STEVE INSKEEP, HOST:
Let's focus on one of the effects of flooding in the Midwest. More than 200 levees have been breached in four states as rivers flood. And Bill Kelly of member station NET radio in Lincoln, Neb., reports that damage to state highways is an immediate concern.
BILL KELLY, BYLINE: State Highway 39 crosses the Loup River south of Genoa, Neb. Diane Ziemba (ph) is emergency management coordinator for this region and explains it was a major north-south route before flood waters overwhelmed the dam upstream.
DENISE ZIEMBA: You are not able to even tell that there was once a highway that ran through there. It has made a new river for itself and used what used to be highway as the main channel.
KELLY: Aerial photographs show miles and miles of state highways looking much like the edge of a serrated bread knife. Fixing them falls to state transportation director Kyle Schneweis.

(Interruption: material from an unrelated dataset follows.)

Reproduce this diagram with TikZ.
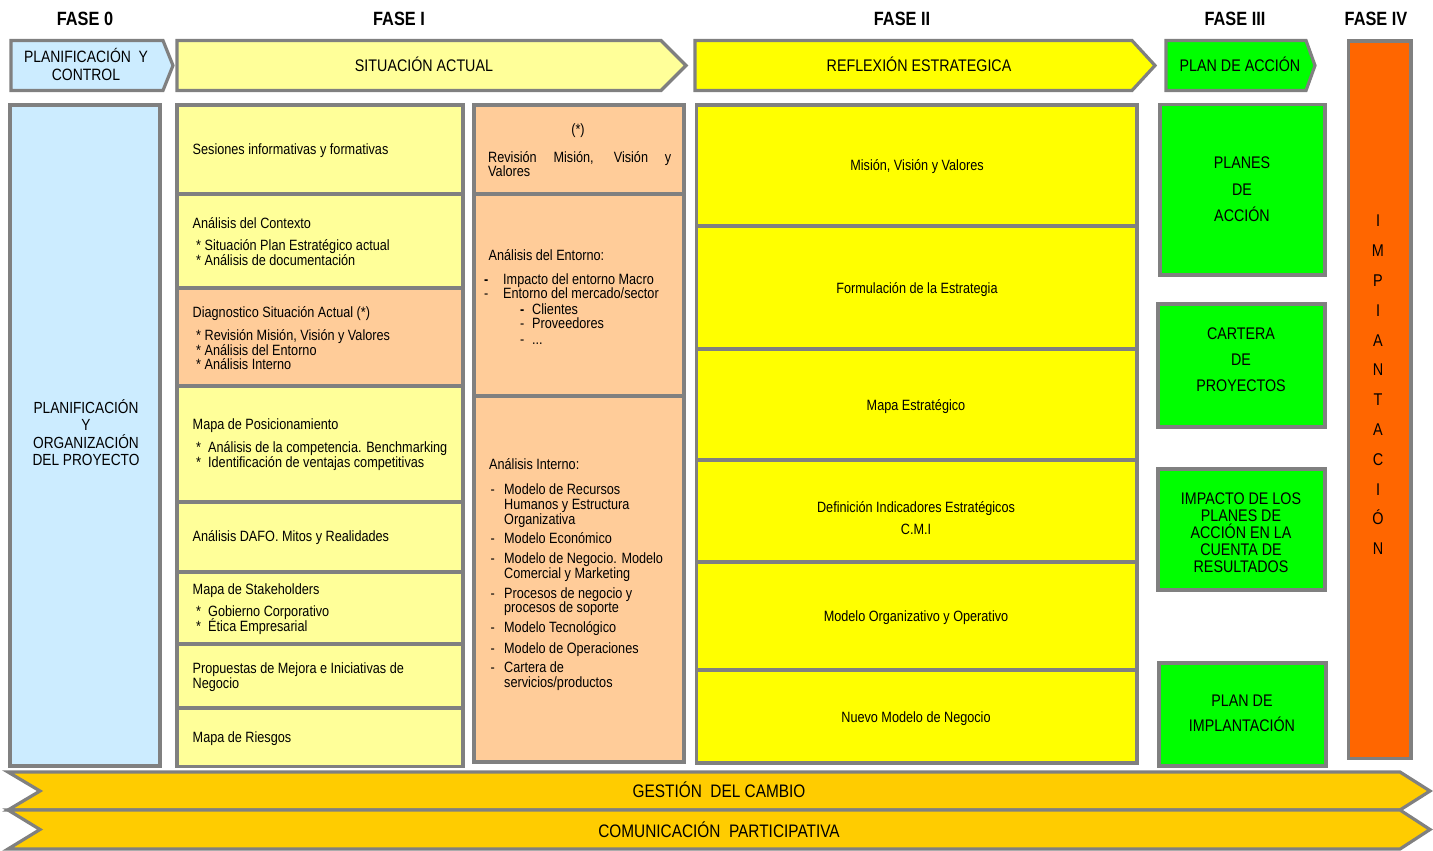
\documentclass[tikz,border=0pt]{standalone}
\usepackage{fontspec}
\setmainfont{Liberation Sans}[FakeStretch=0.85]
\usetikzlibrary{fit}
\definecolor{bordergray}{HTML}{808080}
\definecolor{lblue}{HTML}{CCECFF}
\definecolor{lyellow}{HTML}{FFFF99}
\definecolor{lorange}{HTML}{FFCC99}
\definecolor{yel}{HTML}{FFFF00}
\definecolor{grn}{HTML}{00FF00}
\definecolor{orng}{HTML}{FF6600}
\definecolor{gold}{HTML}{FFCC00}
\begin{document}
\begin{tikzpicture}[x=1pt,y=-1pt,
  box/.style={draw=bordergray, line width=3.2pt, inner sep=0pt, outer sep=0pt},
  arrowshape/.style={draw=bordergray, line width=3.2pt, line join=miter},
  txt/.style={inner sep=0pt, anchor=base west, font=\fontsize{14.9}{17.6}\selectfont},
  ctxt/.style={inner sep=0pt, anchor=base, font=\fontsize{14.9}{17.6}\selectfont},
  hdr/.style={inner sep=0pt, anchor=center, font=\fontsize{19.2}{22}\selectfont\bfseries},
  bigtxt/.style={inner sep=0pt, align=center, anchor=center, font=\fontsize{16.8}{18}\selectfont},
  bandtxt/.style={inner sep=0pt, anchor=center, font=\fontsize{18.1}{20}\selectfont},
]
\useasboundingbox (0,0) rectangle (1433,851);

% phase headers
\node[hdr] (h0) at (85,19) {FASE 0};
\node[hdr] (h1) at (399,19) {FASE I};
\node[hdr] (h2) at (902,19) {FASE II};
\node[hdr] (h3) at (1235,19) {FASE III};
\node[hdr] (h4) at (1376,19) {FASE IV};

% top arrows
\draw[arrowshape, fill=lblue] (11,40.5) -- (163,40.5) -- (173,65.5) -- (163,90.5) -- (11,90.5) -- cycle;
\draw[arrowshape, fill=lyellow] (177,40.5) -- (661,40.5) -- (686,65.5) -- (661,90.5) -- (177,90.5) -- cycle;
\draw[arrowshape, fill=yel] (695,40.5) -- (1132,40.5) -- (1155,65.5) -- (1132,90.5) -- (695,90.5) -- cycle;
\draw[arrowshape, fill=grn] (1166,40.5) -- (1306,40.5) -- (1315,65.5) -- (1306,90.5) -- (1166,90.5) -- cycle;
\node[bigtxt, font=\fontsize{16.4}{18}\selectfont] (a0t) at (86,64.5) {PLANIFICACIÓN\ \ Y\\CONTROL};
\node[bigtxt, anchor=base] (a1t) at (424,71.5) {SITUACIÓN ACTUAL};
\node[bigtxt, anchor=base] (a2t) at (919,71.5) {REFLEXIÓN ESTRATEGICA};
\node[bigtxt, anchor=base] (a3t) at (1240,71.5) {PLAN DE ACCIÓN};

% Fase IV bar
\node[box, fill=orng, fit={(1348.5,41) (1411,758.5)}] (impl) {};
\node[bigtxt, font=\fontsize{17}{29.8}\selectfont] (implt) at (1378,385) {I\\M\\P\\I\\A\\N\\T\\A\\C\\I\\Ó\\N};

% Fase 0
\node[box, fill=lblue, fit={(10,105) (160,766)}] (lb) {};
\node[bigtxt, font=\fontsize{16.1}{17.3}\selectfont] (lbt) at (86,432.5) {PLANIFICACIÓN\\Y\\ORGANIZACIÓN\\DEL PROYECTO};

% Fase I left column
\node[box, fill=lyellow, fit={(177,105) (463,194)}] (f1a) {};
\node[box, fill=lyellow, fit={(177,194) (463,288)}] (f1b) {};
\node[box, fill=lorange, fit={(177,288) (463,386)}] (f1c) {};
\node[box, fill=lyellow, fit={(177,386) (463,502)}] (f1d) {};
\node[box, fill=lyellow, fit={(177,502) (463,572)}] (f1e) {};
\node[box, fill=lyellow, fit={(177,572) (463,644)}] (f1f) {};
\node[box, fill=lyellow, fit={(177,644) (463,708)}] (f1g) {};
\node[box, fill=lyellow, fit={(177,708) (463,766.5)}] (f1h) {};

\node[txt] (t1) at (192.5,154) {Sesiones informativas y formativas};
\node[txt] (t2) at (192.5,228) {Análisis del Contexto};
\node[txt] (t3) at (196,250) {*\ Situación Plan Estratégico actual};
\node[txt] (t4) at (196,265.5) {*\ Análisis de documentación};
\node[txt] (t5) at (192.5,317) {Diagnostico Situación Actual (*)};
\node[txt] (t6) at (196,340.5) {*\ Revisión Misión, Visión y Valores};
\node[txt] (t7) at (196,355) {*\ Análisis del Entorno};
\node[txt] (t8) at (196,369.5) {*\ Análisis Interno};
\node[txt] (t9) at (192.5,429) {Mapa de Posicionamiento};
\node[txt] (t10) at (196,452.5) {*\ \ Análisis de la competencia. Benchmarking};
\node[txt] (t11) at (196,467) {*\ \ Identificación de ventajas competitivas};
\node[txt] (t12) at (192.5,541.5) {Análisis DAFO. Mitos y Realidades};
\node[txt] (t13) at (192.5,594) {Mapa de Stakeholders};
\node[txt] (t14) at (196,616.5) {*\ \ Gobierno Corporativo};
\node[txt] (t15) at (196,631.5) {*\ \ Ética Empresarial};
\node[txt] (t16) at (192.5,673) {Propuestas de Mejora e Iniciativas de};
\node[txt] (t17) at (192.5,688) {Negocio};
\node[txt] (t18) at (192.5,742) {Mapa de Riesgos};

% Fase I orange column
\node[box, fill=lorange, fit={(474,105) (684,194)}] (o1) {};
\node[box, fill=lorange, fit={(474,194) (684,396)}] (o2) {};
\node[box, fill=lorange, fit={(474,396) (684,762)}] (o3) {};

\node[ctxt] (u1) at (578,134) {(*)};
\node[txt] (u2) at (488,162) {\makebox[183pt][s]{Revisión Misión, Visión y}};
\node[txt] (u3) at (488,176.5) {Valores};
\node[txt] (u4) at (488.5,260.5) {Análisis del Entorno:};
\node[txt] (u5) at (484,284.5) {\makebox[19pt][l]{\textbf{-}}Impacto del entorno Macro};
\node[txt] (u6) at (484,298) {\makebox[19pt][l]{-}Entorno del mercado/sector};
\node[txt] (u7) at (520,314) {\makebox[12pt][l]{\textbf{-}}Clientes};
\node[txt] (u8) at (520,328) {\makebox[12pt][l]{-}Proveedores};
\node[txt] (u9) at (520,344) {\makebox[12pt][l]{-}...};

\node[txt] (v0) at (489,469.5) {Análisis Interno:};
\node[txt] (v1) at (490.5,494) {\makebox[13.5pt][l]{-}Modelo de Recursos};
\node[txt] (v2) at (504,509) {Humanos y Estructura};
\node[txt] (v3) at (504,524) {Organizativa};
\node[txt] (v4) at (490.5,543) {\makebox[13.5pt][l]{-}Modelo Económico};
\node[txt] (v5) at (490.5,563.5) {\makebox[13.5pt][l]{-}Modelo de Negocio. Modelo};
\node[txt] (v6) at (504,578) {Comercial y Marketing};
\node[txt] (v7) at (490.5,598) {\makebox[13.5pt][l]{-}Procesos de negocio y};
\node[txt] (v8) at (504,612.5) {procesos de soporte};
\node[txt] (v9) at (490.5,632.5) {\makebox[13.5pt][l]{-}Modelo Tecnológico};
\node[txt] (v10) at (490.5,653) {\makebox[13.5pt][l]{-}Modelo de Operaciones};
\node[txt] (v11) at (490.5,672.5) {\makebox[13.5pt][l]{-}Cartera de};
\node[txt] (v12) at (504,687.5) {servicios/productos};

% Fase II column
\node[box, fill=yel, fit={(696.5,105) (1137,226)}] (y1) {};
\node[box, fill=yel, fit={(696.5,226) (1137,349)}] (y2) {};
\node[box, fill=yel, fit={(696.5,349) (1137,460)}] (y3) {};
\node[box, fill=yel, fit={(696.5,460) (1137,562)}] (y4) {};
\node[box, fill=yel, fit={(696.5,562) (1137,670)}] (y5) {};
\node[box, fill=yel, fit={(696.5,670) (1137,763)}] (y6) {};

\node[ctxt] (w1) at (917,170) {Misión, Visión y Valores};
\node[ctxt] (w2) at (917,293) {Formulación de la Estrategia};
\node[ctxt] (w3) at (916,410) {Mapa Estratégico};
\node[ctxt] (w4) at (916,512) {Definición Indicadores Estratégicos};
\node[ctxt] (w5) at (916,534) {C.M.I};
\node[ctxt] (w6) at (916,621) {Modelo Organizativo y Operativo};
\node[ctxt] (w7) at (916,722) {Nuevo Modelo de Negocio};

% Fase III
\node[box, fill=grn, fit={(1160,104.5) (1325,275)}] (g1) {};
\node[box, fill=grn, fit={(1158,304) (1325,427)}] (g2) {};
\node[box, fill=grn, fit={(1158,469) (1325,590)}] (g3) {};
\node[box, fill=grn, fit={(1159,663) (1326,766)}] (g4) {};
\node[bigtxt, font=\fontsize{16.8}{26.5}\selectfont] (g1t) at (1242,189.5) {PLANES\\DE\\ACCIÓN};
\node[bigtxt, font=\fontsize{16.8}{26}\selectfont] (g2t) at (1241,360) {CARTERA\\DE\\PROYECTOS};
\node[bigtxt, font=\fontsize{16.8}{17}\selectfont] (g3t) at (1241,533) {IMPACTO DE LOS\\PLANES DE\\ACCIÓN EN LA\\CUENTA DE\\RESULTADOS};
\node[bigtxt, font=\fontsize{16.8}{25}\selectfont] (g4t) at (1242,713.5) {PLAN DE\\IMPLANTACIÓN};

% bottom bands
\draw[arrowshape, fill=gold] (8,772) -- (1400,772) -- (1430,791) -- (1400,810) -- (8,810) -- (40,791) -- cycle;
\draw[arrowshape, fill=gold] (8,810) -- (1400,810) -- (1430,829.5) -- (1400,849) -- (8,849) -- (40,829.5) -- cycle;
\node[bandtxt] (b1t) at (719,790) {GESTIÓN\ \ DEL CAMBIO};
\node[bandtxt] (b2t) at (719,830) {COMUNICACIÓN\ \ PARTICIPATIVA};
\end{tikzpicture}
\end{document}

KYLE SCHNEWEIS: And you've seen the pictures. It is not good.
KELLY: Fourteen state highway bridges have also been destroyed.
SCHNEWEIS: We have secured three temporary bridges where we'll be able to drop those in places where we have the most priority.
KELLY: That's the short-term solution. Making highways at least functional may go from urgent to emergency for Fremont, Neb., 26,000 residents. A city with several access routes has become an island. Brian Newton is city administrator.
BRIAN NEWTON: I'm sure we're running low of many things, and it's very difficult to get to Fremont now.
KELLY: There's similar damage in Iowa and Missouri. Like Nebraska, a critical issue for the farm-based economy will be delivery of supplies for spring planting. Damage assessments could take weeks, and infrastructure repairs will be the largest part of any request for federal disaster relief. For NPR News, I'm Bill Kelly.